As Kathleen Sullivan points out in the coda to Hope's book, the student population is 48 percent women as opposed to the mere 3 percent in the Class of '64. And currently 23 percent of the faculty is women. While the professors are still demanding, most go out of their way to ensure that they call on men and women in equal numbers, and most are sensitive about using the Socratic method when leading discussions on topics that are particularly personal to women, such as rape and abortion.
In turn, many, if not most, women seem to thrive and enjoy their time here, and for the most part, the administration seems to do what it can to ensure that success is possible regardless of gender. "Pinstripes & Pearls" illustrates the enormous progress that women have made over the last 40 years in terms of education.
As enjoyable as it is to read Hope's shocking tales of law school in the 1960s, the most interesting and insightful pages describe the women's experiences after graduation.

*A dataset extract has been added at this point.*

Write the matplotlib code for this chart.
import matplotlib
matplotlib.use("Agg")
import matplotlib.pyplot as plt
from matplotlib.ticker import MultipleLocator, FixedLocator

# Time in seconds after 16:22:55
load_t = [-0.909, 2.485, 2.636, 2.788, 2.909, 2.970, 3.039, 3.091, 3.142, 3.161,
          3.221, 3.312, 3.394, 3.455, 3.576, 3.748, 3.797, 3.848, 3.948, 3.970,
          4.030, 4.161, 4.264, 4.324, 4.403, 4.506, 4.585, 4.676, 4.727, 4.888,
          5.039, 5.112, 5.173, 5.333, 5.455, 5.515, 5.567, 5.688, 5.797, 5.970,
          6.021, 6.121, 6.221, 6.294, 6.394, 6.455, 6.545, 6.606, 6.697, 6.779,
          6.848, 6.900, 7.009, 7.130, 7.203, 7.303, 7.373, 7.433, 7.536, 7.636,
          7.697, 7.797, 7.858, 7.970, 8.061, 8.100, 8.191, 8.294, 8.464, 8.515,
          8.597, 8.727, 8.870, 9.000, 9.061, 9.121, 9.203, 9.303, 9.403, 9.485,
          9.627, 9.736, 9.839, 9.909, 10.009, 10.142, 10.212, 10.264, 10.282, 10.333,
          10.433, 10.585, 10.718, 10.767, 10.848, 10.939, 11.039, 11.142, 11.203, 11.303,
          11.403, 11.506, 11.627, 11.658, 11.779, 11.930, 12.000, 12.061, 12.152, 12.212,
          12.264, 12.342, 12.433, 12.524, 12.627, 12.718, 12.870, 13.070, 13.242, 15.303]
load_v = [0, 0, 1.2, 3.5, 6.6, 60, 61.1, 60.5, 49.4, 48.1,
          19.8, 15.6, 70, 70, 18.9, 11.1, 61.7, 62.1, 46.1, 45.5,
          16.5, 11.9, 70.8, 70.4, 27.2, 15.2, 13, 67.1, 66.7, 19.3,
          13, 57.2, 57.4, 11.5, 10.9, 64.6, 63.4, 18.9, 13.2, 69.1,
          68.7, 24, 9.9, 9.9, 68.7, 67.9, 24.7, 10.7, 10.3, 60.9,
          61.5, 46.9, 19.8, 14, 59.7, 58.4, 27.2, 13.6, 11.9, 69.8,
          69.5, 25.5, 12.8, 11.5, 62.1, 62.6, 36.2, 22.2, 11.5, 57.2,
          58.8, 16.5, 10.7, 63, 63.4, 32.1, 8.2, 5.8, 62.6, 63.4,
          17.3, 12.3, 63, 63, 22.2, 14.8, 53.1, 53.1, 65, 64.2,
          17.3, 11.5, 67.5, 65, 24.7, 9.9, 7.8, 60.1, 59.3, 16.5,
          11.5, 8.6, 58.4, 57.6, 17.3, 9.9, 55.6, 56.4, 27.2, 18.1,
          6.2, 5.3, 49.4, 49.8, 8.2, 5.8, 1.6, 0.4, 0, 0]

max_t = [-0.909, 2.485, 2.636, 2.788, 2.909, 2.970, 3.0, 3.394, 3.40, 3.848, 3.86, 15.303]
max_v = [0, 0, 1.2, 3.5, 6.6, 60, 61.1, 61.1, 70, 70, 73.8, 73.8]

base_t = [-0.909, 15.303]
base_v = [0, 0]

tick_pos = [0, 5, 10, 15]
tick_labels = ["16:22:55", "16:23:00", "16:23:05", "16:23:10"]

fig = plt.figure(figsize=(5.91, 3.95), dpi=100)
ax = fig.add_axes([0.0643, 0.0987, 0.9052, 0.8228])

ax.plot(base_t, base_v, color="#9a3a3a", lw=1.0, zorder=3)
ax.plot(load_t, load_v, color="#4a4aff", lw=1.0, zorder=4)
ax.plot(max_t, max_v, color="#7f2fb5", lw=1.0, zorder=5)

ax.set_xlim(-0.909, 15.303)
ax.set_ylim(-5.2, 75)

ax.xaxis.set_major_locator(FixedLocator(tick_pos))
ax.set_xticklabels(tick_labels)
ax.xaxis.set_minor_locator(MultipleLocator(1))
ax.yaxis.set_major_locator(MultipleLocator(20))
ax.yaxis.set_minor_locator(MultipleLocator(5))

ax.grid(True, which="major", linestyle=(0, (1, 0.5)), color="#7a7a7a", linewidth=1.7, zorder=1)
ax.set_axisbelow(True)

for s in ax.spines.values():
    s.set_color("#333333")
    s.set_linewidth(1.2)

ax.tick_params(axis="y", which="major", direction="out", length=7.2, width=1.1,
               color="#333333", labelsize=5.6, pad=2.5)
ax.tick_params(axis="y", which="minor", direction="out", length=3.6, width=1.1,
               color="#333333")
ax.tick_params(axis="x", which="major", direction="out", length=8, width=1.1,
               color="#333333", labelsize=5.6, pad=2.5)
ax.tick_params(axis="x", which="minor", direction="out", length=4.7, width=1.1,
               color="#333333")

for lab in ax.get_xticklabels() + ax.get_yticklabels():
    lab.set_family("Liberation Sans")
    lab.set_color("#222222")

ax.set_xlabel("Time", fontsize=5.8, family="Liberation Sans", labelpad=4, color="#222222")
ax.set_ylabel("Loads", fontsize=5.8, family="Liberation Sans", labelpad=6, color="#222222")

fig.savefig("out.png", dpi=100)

Today's female law school graduates presumably will neither have to deal with being told that a potential employer does not hire women nor will they likely have to suffer as much blatant sexual harassment as did the Class of '64. Other challenges faced by that class, however, remain nearly as daunting.
Managing family and career, femininity and competency, and attempting to network in an old boys' system of golf and cigars remain serious concerns for female law students. As women leave major law firms in frightening numbers, members of our class are asking, "Where do they go?" only to meet the shrugged shoulders of partners and the typical response, "They usually move in-house or start having kids."

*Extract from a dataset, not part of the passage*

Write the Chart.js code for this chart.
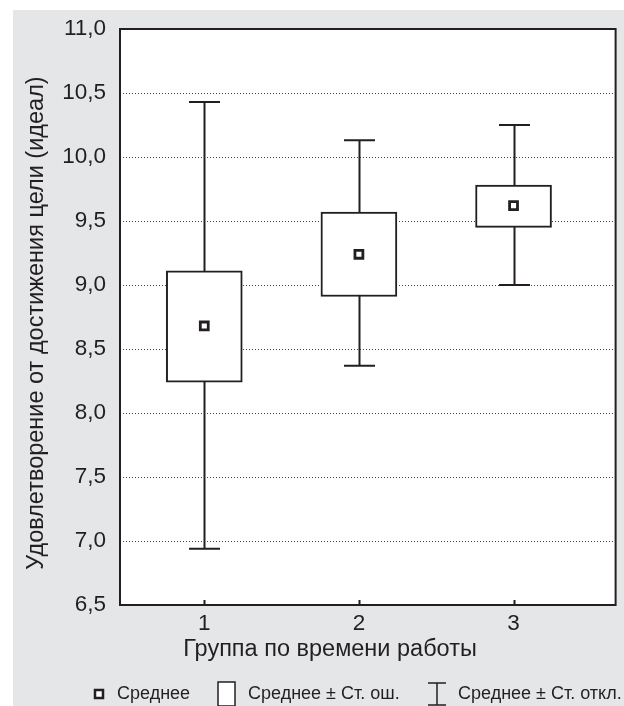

"Pinstripes & Pearls" provides a more satisfying account of what choices intelligent women make and those that they wish they had made - and just how much harder it is for women than men to balance their lives successfully. She relates how some classmates went through deep depression while feeling incapable of managing their lives, why a number opted out of the law and prestigious jobs, and what a struggle it was for a classmate dedicated to only working part-time.
Hope contends that things are better now, supporting her statement with the fact that two of the women she mentors at her law firm are mothers and work "less than full time" schedules. Yet in a profession where that can still mean more than 40 hours a week, it remains difficult to see how achieving both family and career success is possible.
In perhaps the five most interesting pages of the book, Hope's two adult children provide a somewhat brutal account about what it was like to have Hope as a mother. While Hope spends most of the book celebrating how she put her children first and still managed to achieve incredible career success, her children tell a different story.
Respectfully and hesitantly, they suggest in separate letters to Hope that she made more sacrifices in her relationship with her children than she had realized. Hope's brave choice to print the letters allows readers to see that even women who think they are successfully "having it all" may very well not be.
All and all, the book is worthwhile reading for everyone in the legal profession. In laying out the war faced by the Class of 1964, "Pinstripes & Pearls" reminds us which battles still need to be fought by the women law students of the Class of 2004.
The Class of 1964 sought to prove that women could succeed in the legal profession and did so admirably.
The challenge for the Class of 2004 is to change the legal profession so that it is one in which women want to succeed and are able to do so without sacrificing their career, the respect of their children, or their happiness.
Jane Maschka is a member of Harvard Law School's Class of 2004.